A three-day hearing will start on October 9 at the Supreme Court, which will determine whether the government’s policy on shipping asylum seekers to Rwanda is lawful, although a ruling is not expected until November.
Ministers are trying to overturn a Court of Appeal ruling in June that concluded the policy did not comply with Britain’s obligations under the ECHR. The government is confident of winning the case, opening the way for flights to take off early next year.
However, ministers fear that the European Court of Human Rights in Strasbourg, the ultimate arbiter of the convention, will allow legal challenges that could delay or suspend flights.
In June last year a judge granted an interim injunction, known as a Rule 39 order, that grounded the first scheduled flight to Rwanda at the eleventh hour.
On Tuesday in Washington, Braverman, the home secretary, raised the prospect of Britain leaving the convention if it continued to hold up the Rwanda policy. “I reject that notion that a country cannot be expected to respect human rights if it is not signed up to an international human rights organisation,” she said. “As if the UK doesn’t have a proud history of human rights dating back to Magna Carta, and the ECHR is all that is holding us back from becoming Russia.
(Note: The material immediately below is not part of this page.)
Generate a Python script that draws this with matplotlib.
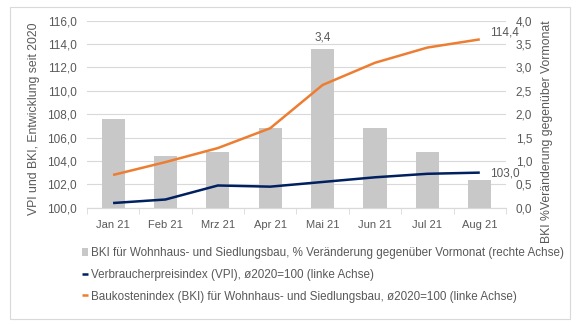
import matplotlib.pyplot as plt
from matplotlib.patches import Rectangle

months = ['Jan 21', 'Feb 21', 'Mrz 21', 'Apr 21', 'Mai 21', 'Jun 21', 'Jul 21', 'Aug 21']
bki_change = [1.9, 1.1, 1.2, 1.7, 3.4, 1.7, 1.2, 0.6]
vpi = [100.4, 100.7, 101.9, 101.8, 102.2, 102.6, 102.9, 103.0]
bki = [102.8, 103.9, 105.1, 106.8, 110.5, 112.4, 113.7, 114.4]

left_ticks = [100 + 2 * i for i in range(9)]
right_ticks = [0.5 * i for i in range(9)]

grey_text = '#595959'
plt.rcParams['font.family'] = ['Liberation Sans', 'DejaVu Sans']


def de(v):
    return f'{v:.1f}'.replace('.', ',')


fig = plt.figure(figsize=(5.87, 3.23), dpi=100)
ax = fig.add_axes([0.148, 0.357, 0.714, 0.579])
ax2 = ax.twinx()

x = list(range(len(months)))

# bars on the right scale, drawn underneath the index lines
ax2.bar(x, bki_change, width=0.44, color='#C8C8C8', zorder=2,
        label='BKI für Wohnhaus- und Siedlungsbau, % Veränderung gegenüber Vormonat (rechte Achse)')
ax2.set_ylim(0, 4)
ax2.set_yticks(right_ticks)
ax2.set_yticklabels([de(t) for t in right_ticks])
ax2.grid(axis='y', color='#D9D9D9', linewidth=0.8, zorder=0)
ax2.set_axisbelow(True)
ax2.text(4, bki_change[4] + 0.12, de(bki_change[4]),
         ha='center', va='bottom', color=grey_text, fontsize=8.5)

l1, = ax.plot(x, vpi, color='#002060', linewidth=1.8, solid_capstyle='butt',
              label='Verbraucherpreisindex (VPI), ø2020=100 (linke Achse)')
l2, = ax.plot(x, bki, color='#ED7D31', linewidth=1.8, solid_capstyle='butt',
              label='Baukostenindex (BKI) für Wohnhaus- und Siedlungsbau, ø2020=100 (linke Achse)')
ax.set_ylim(100, 116)
ax.set_yticks(left_ticks)
ax.set_yticklabels([de(t) for t in left_ticks])
ax.set_xlim(-0.5, len(months) - 0.5)
ax.set_xticks(x)
ax.set_xticklabels(months)
ax.set_xticks([i - 0.5 for i in range(len(months) + 1)], minor=True)
ax.tick_params(axis='x', which='major', length=0, pad=9)
ax.tick_params(axis='x', which='minor', length=4, color='#D9D9D9')
ax.set_zorder(ax2.get_zorder() + 1)
ax.patch.set_visible(False)

ax.text(7.2, bki[-1] + 0.6, de(bki[-1]),
        ha='left', va='center', color=grey_text, fontsize=8.5)
ax.text(7.2, vpi[-1] - 0.05, de(vpi[-1]),
        ha='left', va='center', color=grey_text, fontsize=8.5)

for a in (ax, ax2):
    for side in ('top', 'left', 'right'):
        a.spines[side].set_visible(False)
    a.spines['bottom'].set_color('#D9D9D9')
    a.tick_params(axis='y', length=0, colors=grey_text, labelsize=8.5)
    a.tick_params(axis='x', colors=grey_text, labelsize=8)
ax.tick_params(axis='y', pad=7)
ax2.tick_params(axis='y', pad=7)
ax.tick_params(axis='x', which='minor', colors='#D9D9D9')

ax.set_ylabel('VPI und BKI, Entwicklung seit 2020', color=grey_text, fontsize=8.8)
ax2.set_ylabel('BKI %Veränderung gegenüber Vormonat', color=grey_text, fontsize=8.8)
ax.yaxis.set_label_coords(-0.112, 0.474)
ax2.yaxis.set_label_coords(1.083, 0.405)

bars_handle = ax2.containers[0]
fig.legend([bars_handle, l1, l2],
           [bars_handle.get_label(), l1.get_label(), l2.get_label()],
           loc='upper left', bbox_to_anchor=(0.13, 0.252), frameon=False,
           handlelength=0.5, handletextpad=0.25, labelspacing=0.82,
           labelcolor=grey_text, fontsize=8.4, borderpad=0)

fig.patches.append(Rectangle((10 / 587, 1 - 319 / 323), 560 / 587, 312 / 323,
                             transform=fig.transFigure, fill=False,
                             edgecolor='#D9D9D9', linewidth=0.8))

fig.savefig('out.png', dpi=100, facecolor='white')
America, Canada, New Zealand and Japan seem to manage just fine.
“None of this is particularly novel, nor should it be particularly controversial. As home secretary, Theresa May called for Britain to leave the ECHR.”
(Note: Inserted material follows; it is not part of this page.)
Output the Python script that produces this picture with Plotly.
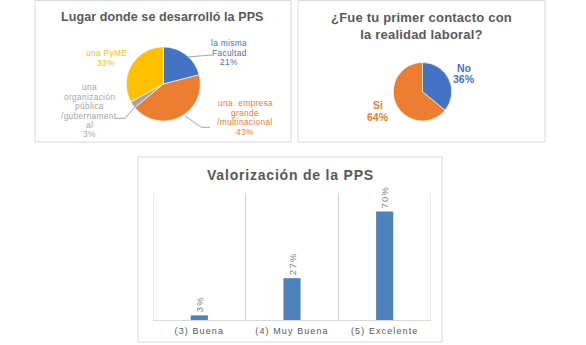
import plotly.graph_objects as go

W, H = 586, 345

# ---------------- data ----------------
lugar_labels = ["la misma Facultad", "una empresa grande /multinacional",
                "una organización pública /gubernamental", "una PyME"]
lugar_lines = [["la misma", "Facultad"],
               ["una  empresa", "grande", "/multinacional"],
               ["una", "organización", "pública", "/gubernament", "al"],
               ["una PyME"]]
lugar_values = [21, 43, 3, 33]

contacto_labels = ["No", "Si"]
contacto_values = [36, 64]

valor_categories = ["(3) Buena", "(4) Muy Buena", "(5) Excelente"]
valor_values = [0.03, 0.27, 0.70]

# ---------------- style ----------------
BLUE, ORANGE, GRAY, YELLOW = "#4472C4", "#ED7D31", "#A5A5A5", "#FFC000"
lugar_colors = [BLUE, ORANGE, GRAY, YELLOW]
contacto_colors = [BLUE, ORANGE]
BAR = "#4F81BD"
BORDER = "#D9D9D9"
TITLE_C = "#595959"
FONT = "Liberation Sans, Arial, sans-serif"


def X(px):
    return px / W


def Y(py):
    return 1 - py / H


def sp(text, ls):
    return f'<span style="letter-spacing:{ls}px">{text}</span>'


fig = go.Figure()

# pie 1: center (163.3, 84), r 37
c1x, c1y, r1 = 163.3, 84.0, 37.0
fig.add_trace(go.Pie(
    labels=lugar_labels, values=lugar_values, sort=False, direction="clockwise",
    rotation=0, textinfo="none", hoverinfo="label+percent",
    marker=dict(colors=lugar_colors, line=dict(color="white", width=0.6)),
    domain=dict(x=[X(c1x - r1), X(c1x + r1)], y=[Y(c1y + r1), Y(c1y - r1)]),
    showlegend=False,
))

# pie 2: center (422.5, 91.7), r 29.2
c2x, c2y, r2 = 422.5, 91.7, 29.2
fig.add_trace(go.Pie(
    labels=contacto_labels, values=contacto_values, sort=False, direction="clockwise",
    rotation=0, textinfo="none", hoverinfo="label+percent",
    marker=dict(colors=contacto_colors, line=dict(color="white", width=0.6)),
    domain=dict(x=[X(c2x - r2), X(c2x + r2)], y=[Y(c2y + r2), Y(c2y - r2)]),
    showlegend=False,
))

# bar chart
fig.add_trace(go.Bar(
    x=valor_categories, y=valor_values, marker=dict(color=BAR, line=dict(width=0)),
    width=0.185,
    texttemplate=sp("%{y:.0%}", 1.3), textposition="outside", textangle=-90,
    textfont=dict(family=FONT, size=9.5, color="#808080"),
    constraintext="none", cliponaxis=False, showlegend=False,
    xaxis="x", yaxis="y",
))

fig.update_layout(
    width=W, height=H, autosize=False,
    margin=dict(l=0, r=0, t=0, b=0, pad=0),
    paper_bgcolor="white", plot_bgcolor="rgba(0,0,0,0)",
    font=dict(family=FONT),
    xaxis=dict(domain=[X(153), X(431)], type="category", range=[-0.5, 2.5],
               tickson="boundaries", showgrid=True, gridcolor=BORDER, gridwidth=1,
               showline=True, linecolor=BORDER, linewidth=1, ticks="",
               tickfont=dict(family=FONT, size=9, color="#595959"),
               ticklabelstandoff=2,
               tickvals=valor_categories,
               ticktext=[sp(c, 1.1) for c in valor_categories],
               fixedrange=True, anchor="y"),
    yaxis=dict(domain=[Y(320), Y(193)], range=[0, 0.82], showgrid=False,
               showticklabels=False, zeroline=False, showline=False,
               fixedrange=True, anchor="x"),
)

shapes = []
# panel borders
for (x0, y0, x1, y1) in [(35, 0.5, 291, 142), (298, 0.5, 545, 142), (138, 157, 442, 342)]:
    shapes.append(dict(type="rect", xref="paper", yref="paper",
                       x0=X(x0), x1=X(x1), y0=Y(y1), y1=Y(y0),
                       line=dict(color=BORDER, width=1), fillcolor="rgba(0,0,0,0)", layer="below"))

# outer category gridlines of the bar chart
for edge in (-0.5, 2.5):
    shapes.append(dict(type="line", xref="x", yref="y domain", x0=edge, x1=edge, y0=0, y1=1,
                       line=dict(color=BORDER, width=1), layer="below"))

# leader lines for pie 1 labels
LEAD = "#A6A6A6"
leaders = [
    [(187, 57), (212, 55)],
    [(185, 116), (201.5, 127.3), (210, 127.3)],
    [(135, 106.7), (125, 118.3), (115, 118.3)],
]
for pts in leaders:
    for (ax, ay), (bx, by) in zip(pts[:-1], pts[1:]):
        shapes.append(dict(type="line", xref="paper", yref="paper",
                           x0=X(ax), y0=Y(ay), x1=X(bx), y1=Y(by),
                           line=dict(color=LEAD, width=1)))
fig.update_layout(shapes=shapes)

ann = []
# titles
ann.append(dict(text="<b>" + sp("Lugar donde se desarrolló la PPS", 0.1) + "</b>",
                x=X(162.5), y=Y(17), font=dict(size=12.5, color=TITLE_C)))
ann.append(dict(text="<b>" + sp("¿Fue tu primer contacto con", 0.2) + "<br>"
                + sp("la realidad laboral?", 0.2) + "</b>",
                x=X(421.7), y=Y(25.5), font=dict(size=13, color=TITLE_C)))
ann.append(dict(text="<b>" + sp("Valorización de la PPS", 0.8) + "</b>",
                x=X(290.8), y=Y(175.5), font=dict(size=14, color=TITLE_C)))

# pie 1 labels (one annotation per line)
lugar_pos = [(229, 43.3), (245, 103.3), (89, 87.3), (106, 53.3)]
LSP = 9.4
for lines, v, col, (cx, cy) in zip(lugar_lines, lugar_values, lugar_colors, lugar_pos):
    for i, t in enumerate(lines + [f"{v}%"]):
        ann.append(dict(text=sp(t, 0.35), x=X(cx), y=Y(cy + i * LSP),
                        font=dict(size=8.3, color=col)))

# pie 2 labels
contacto_pos = [(464.3, 67.7), (378.4, 105)]
for lab, v, col, (cx, cy) in zip(contacto_labels, contacto_values, contacto_colors, contacto_pos):
    ann.append(dict(text=f"<b>{lab}</b>", x=X(cx), y=Y(cy), font=dict(size=10.5, color=col)))
    ann.append(dict(text=f"<b>{v}%</b>", x=X(cx), y=Y(cy + 11.7), font=dict(size=10.5, color=col)))

for a in ann:
    a.update(xref="paper", yref="paper", showarrow=False, xanchor="center", yanchor="middle")
fig.update_layout(annotations=ann)

fig.write_html("out.html", config=dict(displayModeBar=False))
Downing Street confirmed that it had approved her speech, saying it “went through the normal process” of being signed off. The Times understands that No 10 allowed Braverman to float the prospect of Britain leaving the convention. It is being seen as a strategy to put pressure on the Strasbourg court not to block Rwanda flights.
A Tory MP close to Braverman said: “It’s a warning shot, making it clear that if the court stands in our way again, we are prepared to have that battle and leave altogether.”
Danny Kruger, a Conservative MP, said: “What it may well take — if courts in the UK or Strasbourg use the ECHR to stop us removing illegal migrants — is leaving the ECHR. The government is getting into the right place and it’s important they hold their ground.”
Braverman’s comments have riled centrist Conservatives. Damian Green, chairman of the One Nation caucus of Tory MPs and a former cabinet minister, said: “It would be very damaging for Britain’s reputation around the world to leave the ECHR, and in any case the legal argument at the moment is before the UK courts, which have not yet given a final verdict, so this kind of talk is very premature.”
A Home Office source said: “The home secretary is clear that we can stop the boats within the current framework.”
Sunak has refused to rule out withdrawing from the convention but has said he believes that the Rwanda policy complies with the convention. The prime minister has attempted to persuade the European court to reform its Rule 39 procedures and has submitted proposals that would increase accountability over its decision-making process as well as the right for national governments to make their case for a policy.
A third of Sunak’s cabinet is believed to support withdrawing from the convention if migrant deportation flights continue to be blocked. The New Conservatives, a group of Tories elected in 2019, are planning to ensure that the convention plays a central role in the party’s manifesto at the next election.
However, a poll last month by the think tank More in Common indicated that advocating withdrawal would cost the Conservatives votes at the next election, with less than a quarter of the public in favour. It suggested that pledging to leave the ECHR at the election would lose twice as many votes for the Tories as they would gain from the policy.”